Handling the dual compliance burden
This is just an overview of some of the areas where the concepts of the GDPR overlap with those in the AI Act. In terms of the compliance burden, however, there are limited situations in which compliance under one piece of legislation may be sufficient to comply with the other. What is more likely is that GDPR compliance processes can be expanded where necessary, for AI Act compliance purposes, However, for accountability purposes, it will be important to distinguish between GDPR and AI Act requirements.
Useful actions include:
- Map AI Act roles (provider, deployer, importer/distributor) with GDPR roles (controller/processor).
- Collect adequate information and process such information in relevant guidance for users/data subjects. Regularly review whether the information is up to date.
- Ensure that AI training data that contains personal data (which is often the case), is subject to adequate data privacy safeguards, both from a contractual and a technical perspective.
- Document AI development and monitoring so that you can demonstrate compliance, both during the development and the deployment phase.
- Ensure that the AI Act FRIA and GDPR DPIA are mapped and streamline the workload where appropriate.

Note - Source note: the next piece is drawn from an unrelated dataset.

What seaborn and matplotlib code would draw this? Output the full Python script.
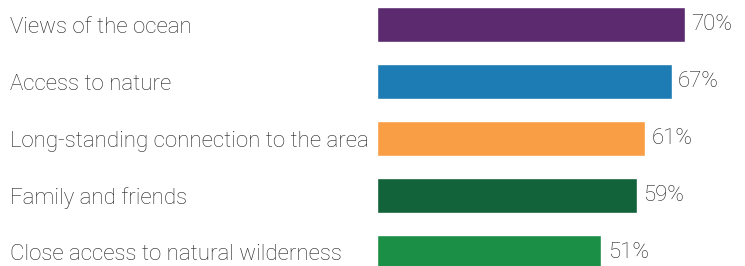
import matplotlib
matplotlib.use("Agg")
import matplotlib.pyplot as plt
import pandas
import seaborn

CATEGORIES = [
    "Views of the ocean",
    "Access to nature",
    "Long-standing connection to the area",
    "Family and friends",
    "Close access to natural wilderness",
]
VALUES = [70, 67, 61, 59, 51]
COLORS = ["#5C2A6F", "#1D7CB4", "#F99E45", "#12623A", "#1C8F47"]

TEXT_COLOR = "#222222"


def draw_graph():
    seaborn.set_style("white")
    plt.rcParams["font.family"] = ["Roboto", "DejaVu Sans"]

    df = pandas.DataFrame({"item": CATEGORIES, "value": VALUES})

    fig = plt.figure(figsize=(7.45, 2.66), dpi=100)
    left = 377 / 745
    ax = fig.add_axes([left, 0, 1 - left, 1])

    seaborn.barplot(x="value", y="item", hue="item", data=df,
                    palette=COLORS, saturation=1, width=0.605, legend=False,
                    orient="h", ax=ax)

    ax.set_xlim(0, (745 - 377) / 4.4)
    ax.set_ylim(4.237, -0.43)

    for container in ax.containers:
        ax.bar_label(container, labels=[f"{v:.0f}%" for v in container.datavalues],
                     padding=4.5, fontsize=16, color=TEXT_COLOR,
                     fontweight="light")

    # category names, left aligned at the left edge of the figure
    ax.set_yticks(range(len(CATEGORIES)))
    ax.set_yticklabels(CATEGORIES, fontsize=16, color=TEXT_COLOR,
                       fontweight="light")
    for lab in ax.get_yticklabels():
        lab.set_ha("left")
    ax.tick_params(axis="y", length=0, pad=(377 - 10) * 0.72)
    ax.set_xticks([])
    ax.set_xlabel("")
    ax.set_ylabel("")
    seaborn.despine(ax=ax, left=True, bottom=True)

    fig.savefig("out.png", dpi=100)


draw_graph()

The GDPR DPIA should be conducted first using Article 13 AI Act information, followed by the FRIA.
- Verify whether processing of sensitive personal data in the context of the AI Act is permitted under each of the GDPR and the AI Act.
- Distinguish clearly between post-processing human intervention under the GDPR and human monitoring under the AI Act. The latter requires a broader set of skills and more detailed product knowledge.
- Implement proper timeline management within your organisation, taking into account the fundamental differences between the types of incident that can occur in relation to AI systems from both a GDPR and AI Act perspective. Ensure both sets of requirements are included in your breach preparedness planning.
- Understand who is (or are) your regulator(s) under the GDPR and the AI Act.